Olhei-o mais uma vez
com admiração fraterna.
Passou-se uma semana.
Durante esse tempo não vi o meu velho companheiro de infância. Aliás,
desempregado, passei o tempo a ler. Filosofia. De vez em quando tomava
um cálice de conhaque. A bebida, segundo ouvi dizer, dos fortes e dos
sabedores.
Ao oitavo dia,
biblicamente, vi Hipólito. Tinha ido visitar-me. Demos um longo,
cordialíssimo aperto de mão. Hipólito vinha anunciar-me que eu fora
colocado por sua intercessão num emprego de futuro. “Com calma, Jagodes,
tudo se consegue. Tudo se compõe naturalmente!”. Acenei que sim,
emocionado. Entretanto, dirigimo-nos ao elevador.
Hipólito foi o
primeiro a entrar. Azar dele. O primeiro e o último, aliás. Eu não
entrei, pude aperceber-me que o elevador não estava lá! Só o buraco,
negro e misterioso, esperava com maldade. Hipólito despenhou-se,
soltando um grito em estilo “terror inglês”. Um grito meio grasnado.
Com o coração a bater
um pouco desci as escadas, devagarinho e com cautela. Muitas escadas.

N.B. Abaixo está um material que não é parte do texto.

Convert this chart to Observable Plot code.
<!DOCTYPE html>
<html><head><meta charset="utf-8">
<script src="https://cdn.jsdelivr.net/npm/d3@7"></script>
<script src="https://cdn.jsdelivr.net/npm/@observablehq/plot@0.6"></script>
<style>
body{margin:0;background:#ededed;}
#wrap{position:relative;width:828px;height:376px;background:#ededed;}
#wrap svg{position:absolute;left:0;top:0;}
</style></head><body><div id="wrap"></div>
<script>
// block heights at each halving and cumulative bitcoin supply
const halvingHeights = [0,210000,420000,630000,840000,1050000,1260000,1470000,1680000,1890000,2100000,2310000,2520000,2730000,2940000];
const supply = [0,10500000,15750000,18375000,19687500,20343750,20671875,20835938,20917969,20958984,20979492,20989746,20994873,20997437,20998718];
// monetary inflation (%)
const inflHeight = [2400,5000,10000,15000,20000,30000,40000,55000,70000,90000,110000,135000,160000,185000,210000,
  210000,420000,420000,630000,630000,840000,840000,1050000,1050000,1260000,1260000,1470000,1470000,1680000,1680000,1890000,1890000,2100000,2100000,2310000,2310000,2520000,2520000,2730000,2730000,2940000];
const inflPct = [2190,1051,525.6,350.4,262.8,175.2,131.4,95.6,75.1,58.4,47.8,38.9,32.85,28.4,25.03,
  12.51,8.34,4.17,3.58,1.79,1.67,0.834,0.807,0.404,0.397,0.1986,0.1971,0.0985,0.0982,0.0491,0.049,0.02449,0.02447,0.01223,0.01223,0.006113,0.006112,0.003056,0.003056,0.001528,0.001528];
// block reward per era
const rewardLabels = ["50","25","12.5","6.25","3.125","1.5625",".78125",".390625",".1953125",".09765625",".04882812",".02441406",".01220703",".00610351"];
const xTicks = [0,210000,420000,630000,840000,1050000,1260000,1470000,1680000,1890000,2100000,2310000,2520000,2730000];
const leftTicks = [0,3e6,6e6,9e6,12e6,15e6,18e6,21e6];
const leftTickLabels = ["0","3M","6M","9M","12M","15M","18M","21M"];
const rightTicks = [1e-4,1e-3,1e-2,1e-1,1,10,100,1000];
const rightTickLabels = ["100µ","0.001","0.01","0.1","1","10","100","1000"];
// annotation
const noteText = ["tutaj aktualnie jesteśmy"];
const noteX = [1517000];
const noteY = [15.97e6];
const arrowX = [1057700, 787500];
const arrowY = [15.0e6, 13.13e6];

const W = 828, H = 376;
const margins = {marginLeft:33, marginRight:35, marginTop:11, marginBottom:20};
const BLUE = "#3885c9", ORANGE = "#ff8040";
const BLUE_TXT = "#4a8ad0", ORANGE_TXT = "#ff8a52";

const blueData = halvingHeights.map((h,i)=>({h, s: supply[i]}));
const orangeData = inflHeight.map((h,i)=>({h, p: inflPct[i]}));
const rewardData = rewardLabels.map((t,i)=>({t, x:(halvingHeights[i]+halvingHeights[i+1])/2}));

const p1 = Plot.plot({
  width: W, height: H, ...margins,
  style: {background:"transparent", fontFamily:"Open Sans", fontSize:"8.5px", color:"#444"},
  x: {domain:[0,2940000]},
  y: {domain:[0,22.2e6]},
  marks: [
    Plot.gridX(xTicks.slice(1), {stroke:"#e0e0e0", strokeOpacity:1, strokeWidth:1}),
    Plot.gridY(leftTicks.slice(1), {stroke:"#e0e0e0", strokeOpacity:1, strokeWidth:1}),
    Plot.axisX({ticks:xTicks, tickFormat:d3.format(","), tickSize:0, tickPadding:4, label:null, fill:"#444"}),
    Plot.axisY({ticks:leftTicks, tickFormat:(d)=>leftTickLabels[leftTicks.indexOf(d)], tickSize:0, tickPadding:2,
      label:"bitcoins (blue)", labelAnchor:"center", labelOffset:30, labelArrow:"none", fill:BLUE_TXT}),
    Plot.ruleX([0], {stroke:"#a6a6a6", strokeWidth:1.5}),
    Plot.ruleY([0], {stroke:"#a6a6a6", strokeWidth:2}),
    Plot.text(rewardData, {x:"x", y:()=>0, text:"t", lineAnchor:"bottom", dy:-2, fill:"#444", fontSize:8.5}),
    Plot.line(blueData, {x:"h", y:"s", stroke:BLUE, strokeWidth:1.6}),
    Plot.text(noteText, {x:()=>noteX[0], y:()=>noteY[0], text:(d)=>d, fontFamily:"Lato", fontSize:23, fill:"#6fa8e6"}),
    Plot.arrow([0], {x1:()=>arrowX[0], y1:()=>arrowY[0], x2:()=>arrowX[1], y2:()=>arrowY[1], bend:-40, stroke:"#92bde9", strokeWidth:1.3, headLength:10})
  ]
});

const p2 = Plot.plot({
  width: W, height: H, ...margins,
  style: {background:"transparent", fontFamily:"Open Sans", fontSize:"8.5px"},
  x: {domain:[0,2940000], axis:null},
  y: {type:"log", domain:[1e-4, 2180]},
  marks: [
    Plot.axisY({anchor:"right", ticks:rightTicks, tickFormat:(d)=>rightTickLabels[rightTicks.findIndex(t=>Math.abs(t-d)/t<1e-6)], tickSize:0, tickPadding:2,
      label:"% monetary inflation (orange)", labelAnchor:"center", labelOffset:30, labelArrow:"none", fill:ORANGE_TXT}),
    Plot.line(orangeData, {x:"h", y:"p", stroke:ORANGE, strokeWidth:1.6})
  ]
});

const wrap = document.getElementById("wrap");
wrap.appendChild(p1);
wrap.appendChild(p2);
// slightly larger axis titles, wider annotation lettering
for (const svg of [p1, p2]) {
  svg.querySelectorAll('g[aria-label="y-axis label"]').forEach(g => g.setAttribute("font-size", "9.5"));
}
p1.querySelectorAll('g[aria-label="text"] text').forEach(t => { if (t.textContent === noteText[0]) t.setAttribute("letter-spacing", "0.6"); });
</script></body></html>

Abri a porta do elevador, na cave e contemplei o Hipólito.
Hipólito gemia
suavemente. Quando deu por mim, quando os sentidos algo abalados lho
permitiram, começou a gemer mais alto. Quase a gritar!
“Socorro, Jagodes! Vai
chamar um médico depressa…senão morro. Sinto-me já a morrer. Chama-me um
médico, um sacerdote… Jagodes!”.
Perdera a calma. Até
suava. Tinha um bocado de espuma no queixo.
Dei uma gargalhadinha.
Desatei mesmo a rir em pequenos solavancos. Filosoficamente.